*Data provided*.
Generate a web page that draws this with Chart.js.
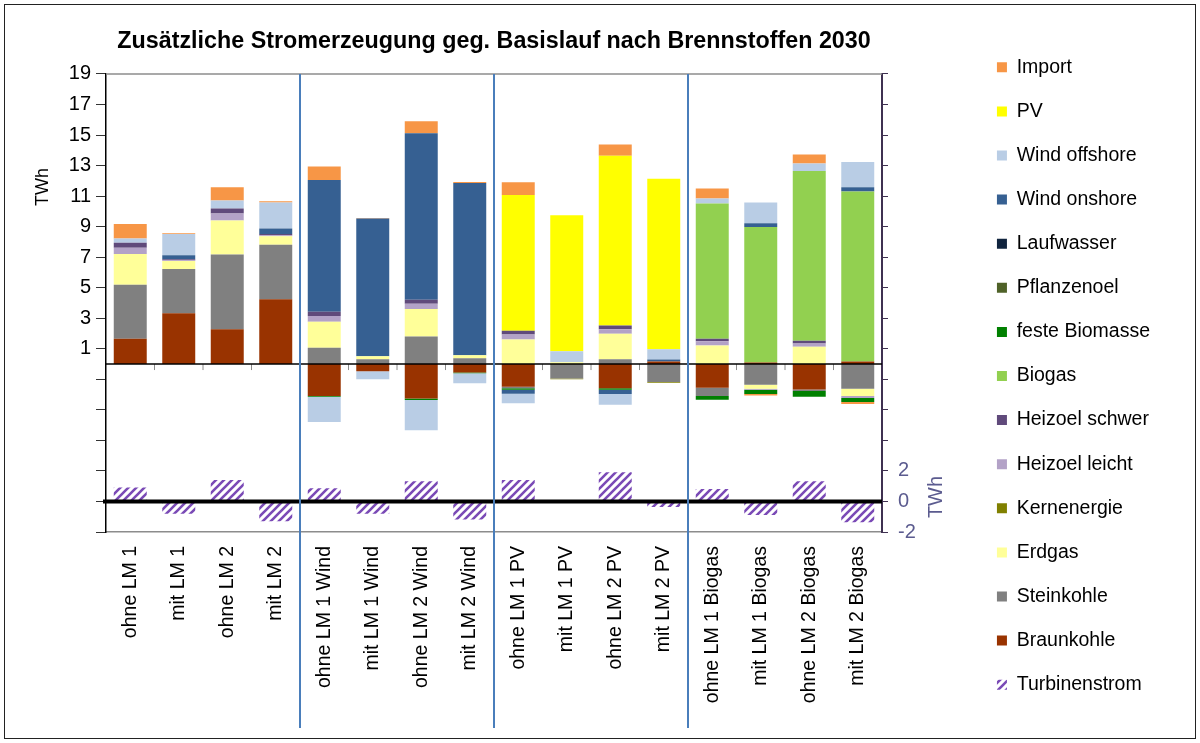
<!DOCTYPE html>
<html>
<head>
<meta charset="utf-8">
<script src="https://cdn.jsdelivr.net/npm/chart.js@4"></script>
<style>
  body { margin: 0; background: #fff; }
  canvas { display: block; }
</style>
</head>
<body>
<canvas id="stromChart" width="1200" height="743"></canvas>
<script>
/* Zusätzliche Stromerzeugung geg. Basislauf nach Brennstoffen 2030 */
const categories = [
  "ohne LM 1", "mit LM 1", "ohne LM 2", "mit LM 2",
  "ohne LM 1 Wind", "mit LM 1 Wind", "ohne LM 2 Wind", "mit LM 2 Wind",
  "ohne LM 1 PV", "mit LM 1 PV", "ohne LM 2 PV", "mit LM 2 PV",
  "ohne LM 1 Biogas", "mit LM 1 Biogas", "ohne LM 2 Biogas", "mit LM 2 Biogas"
];

// TWh, stacked from bottom to top
const braunkohle    = [1.65, 3.33, 2.28, 4.25, -2.09, -0.47, -2.26, -0.56, -1.48, 0, -1.59, 0.17, -1.56, 0.1, -1.67, 0.16];
const steinkohle    = [3.55, 2.89, 4.9, 3.57, 1.06, 0.32, 1.8, 0.38, -0.1, -0.95, 0.32, -1.17, -0.53, -1.35, -0.1, -1.61];
const erdgas        = [2.0, 0.53, 2.22, 0.55, 1.71, 0.19, 1.8, 0.2, 1.61, 0.12, 1.66, 0, 1.21, -0.26, 1.13, -0.48];
const kernenergie   = [0, 0, 0, 0, 0, 0, 0, 0, 0, -0.04, 0, -0.05, 0, 0, 0, 0];
const heizoelLeicht = [0.42, 0.05, 0.46, 0.07, 0.37, 0, 0.35, 0, 0.33, 0, 0.3, 0, 0.29, -0.08, 0.22, -0.13];
const heizoelSchwer = [0.33, 0.07, 0.32, 0.08, 0.28, 0, 0.26, 0, 0.24, 0, 0.25, 0, 0.15, 0, 0.17, 0];
const biogas        = [0, 0, 0, 0, 0, 0, 0, 0, 0, 0, 0, 0, 8.86, 8.88, 11.13, 11.14];
const festeBiomasse = [0, 0, 0, 0, -0.05, 0, -0.1, -0.05, -0.1, 0, -0.1, 0, -0.24, -0.27, -0.37, -0.26];
const pflanzenoel   = [0, 0, 0, 0, 0, 0, 0, 0, 0, 0, 0, 0, 0, 0, 0, 0];
const laufwasser    = [0, 0, 0, 0, 0, 0, 0, 0, 0, 0, 0, 0, 0, 0, 0, 0];
const windOnshore   = [0, 0.26, 0, 0.35, 8.64, 9.02, 10.9, 11.28, -0.26, 0, -0.27, 0.12, 0, 0.24, 0, 0.28];
const windOffshore  = [0.28, 1.38, 0.53, 1.71, -1.66, -0.53, -1.98, -0.65, -0.63, 0.72, -0.7, 0.68, 0.33, 1.36, 0.48, 1.66];
const pv            = [0, 0, 0, 0, 0, 0, 0, 0, 8.9, 8.9, 11.11, 11.16, 0, 0, 0, 0];
const importStrom   = [0.94, 0.06, 0.87, 0.08, 0.88, 0.04, 0.79, 0.07, 0.83, 0, 0.74, 0, 0.66, -0.1, 0.6, -0.13];
// secondary axis
const turbinenstrom = [0.92, -0.81, 1.4, -1.29, 0.87, -0.81, 1.33, -1.18, 1.4, 0, 1.92, -0.37, 0.81, -0.88, 1.33, -1.36];

const FONT = "'Liberation Sans', Arial, sans-serif";

function hatch() {
  const c = document.createElement("canvas");
  c.width = 8; c.height = 8;
  const g = c.getContext("2d");
  g.fillStyle = "#fff";
  g.fillRect(0, 0, 8, 8);
  g.strokeStyle = "#7a4ab6";
  g.lineWidth = 2.6;
  g.beginPath();
  g.moveTo(-2, 10); g.lineTo(10, -2);
  g.moveTo(-2, 2); g.lineTo(2, -2);
  g.moveTo(6, 10); g.lineTo(10, 6);
  g.stroke();
  return g.createPattern(c, "repeat");
}

function fuel(label, data, color) {
  return { label, data, backgroundColor: color, borderWidth: 0, stack: "a",
           yAxisID: "y", barPercentage: 0.68, categoryPercentage: 1 };
}

const decor = {
  id: "decor",
  afterDatasetsDraw(chart) {
    const { ctx, chartArea: a, scales: { y, y2 } } = chart;
    const cw = (a.right - a.left) / categories.length;
    const ln = (x1, y1, x2, y2_) => { ctx.beginPath(); ctx.moveTo(x1, y1); ctx.lineTo(x2, y2_); ctx.stroke(); };
    ctx.save();
    // plot area top border
    ctx.strokeStyle = "#8c8c8c"; ctx.lineWidth = 1.5;
    ln(a.left, a.top, a.right, a.top);
    // primary zero line with category ticks
    const y0 = y.getPixelForValue(0);
    ctx.strokeStyle = "#8c8c8c"; ctx.lineWidth = 1;
    for (let i = 1; i < categories.length; i++) ln(a.left + i * cw, y0, a.left + i * cw, y0 + 6);
    ctx.strokeStyle = "#000"; ctx.lineWidth = 1.5;
    ln(a.left, y0, a.right, y0);
    // secondary zero line
    const t0 = y2.getPixelForValue(0);
    ctx.lineWidth = 4;
    ln(a.left - 3, t0, a.right, t0);
    // group separators
    ctx.strokeStyle = "#4a7ebb"; ctx.lineWidth = 2;
    [4, 8, 12].forEach(i => ln(a.left + i * cw, a.top, a.left + i * cw, chart.height - 15));
    ctx.restore();
  },
  afterDraw(chart) {
    const { ctx } = chart;
    ctx.save();
    ctx.strokeStyle = "#222"; ctx.lineWidth = 1;
    ctx.strokeRect(4.5, 4.5, chart.width - 9, chart.height - 9);
    ctx.textAlign = "center"; ctx.textBaseline = "middle";
    ctx.fillStyle = "#000"; ctx.font = "18px " + FONT;
    ctx.translate(43, 187); ctx.rotate(-Math.PI / 2); ctx.fillText("TWh", 0, 0);
    ctx.setTransform(1, 0, 0, 1, 0, 0);
    ctx.fillStyle = "#5b5b8f"; ctx.font = "20px " + FONT;
    ctx.translate(936, 497); ctx.rotate(-Math.PI / 2); ctx.fillText("TWh", 0, 0);
    ctx.restore();
  }
};

new Chart(document.getElementById("stromChart"), {
  type: "bar",
  data: {
    labels: categories,
    datasets: [
      fuel("Braunkohle", braunkohle, "#993300"),
      fuel("Steinkohle", steinkohle, "#808080"),
      fuel("Erdgas", erdgas, "#ffff99"),
      fuel("Kernenergie", kernenergie, "#808000"),
      fuel("Heizoel leicht", heizoelLeicht, "#b3a2c7"),
      fuel("Heizoel schwer", heizoelSchwer, "#604a7b"),
      fuel("Biogas", biogas, "#92d050"),
      fuel("feste Biomasse", festeBiomasse, "#008000"),
      fuel("Pflanzenoel", pflanzenoel, "#4f6228"),
      fuel("Laufwasser", laufwasser, "#10243e"),
      fuel("Wind onshore", windOnshore, "#366092"),
      fuel("Wind offshore", windOffshore, "#b9cde5"),
      fuel("PV", pv, "#ffff00"),
      fuel("Import", importStrom, "#f79646"),
      { label: "Turbinenstrom", data: turbinenstrom, backgroundColor: hatch(), borderWidth: 0,
        yAxisID: "y2", stack: "t", grouped: false, barPercentage: 0.68, categoryPercentage: 1 }
    ]
  },
  options: {
    responsive: false,
    animation: false,
    layout: { padding: { top: 9, right: 40, left: 0, bottom: 0 } },
    scales: {
      x: {
        stacked: true,
        grid: { display: false, drawTicks: false },
        border: { display: true, color: "#8c8c8c", width: 1.5 },
        ticks: { color: "#000", font: { family: FONT, size: 19.5 }, minRotation: 90, maxRotation: 90,
                 autoSkip: false, padding: 14 },
        afterFit: s => { s.height = 211; }
      },
      y: {
        stacked: true, min: -11, max: 19,
        ticks: { stepSize: 2, color: "#000", font: { family: FONT, size: 20 }, padding: 5,
                 callback: v => (v > 0 ? v : "") },
        grid: { drawOnChartArea: false, drawTicks: true, tickLength: 10, color: "#333" },
        border: { display: true, color: "#000", width: 1.5 },
        afterFit: s => { s.width = 106; }
      },
      y2: {
        position: "right", stacked: true, min: -2, max: 28,
        ticks: { stepSize: 2, color: "#5b5b8f", font: { family: FONT, size: 20 }, padding: 10,
                 callback: v => (v <= 2 ? v : "") },
        grid: { drawOnChartArea: false, drawTicks: true, tickLength: 6, color: "#3f3151" },
        border: { display: true, color: "#3f3151", width: 2 },
        afterFit: s => { s.width = s.chart.width - 882 - 40 - (s.chart.legend ? s.chart.legend.width : 0); }
      }
    },
    plugins: {
      title: {
        display: true, fullSize: false,
        text: "Zusätzliche Stromerzeugung geg. Basislauf nach Brennstoffen 2030",
        color: "#000", font: { family: FONT, size: 23.3, weight: "bold" },
        padding: { top: 19, bottom: 18 }
      },
      legend: {
        position: "right", align: "center",
        labels: {
          color: "#000", font: { family: FONT, size: 19.5 },
          boxWidth: 10, boxHeight: 10, padding: 24.6,
          sort: (a, b) => {
            const rank = i => (i === 14 ? 99 : 13 - i);
            return rank(a.datasetIndex) - rank(b.datasetIndex);
          }
        }
      },
      tooltip: { enabled: false }
    }
  },
  plugins: [decor]
});
</script>
</body>
</html>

*Exercise details*. Tally up the lines holding the string "with" in this listing, and report the total alone.

*Finished exercise*. 2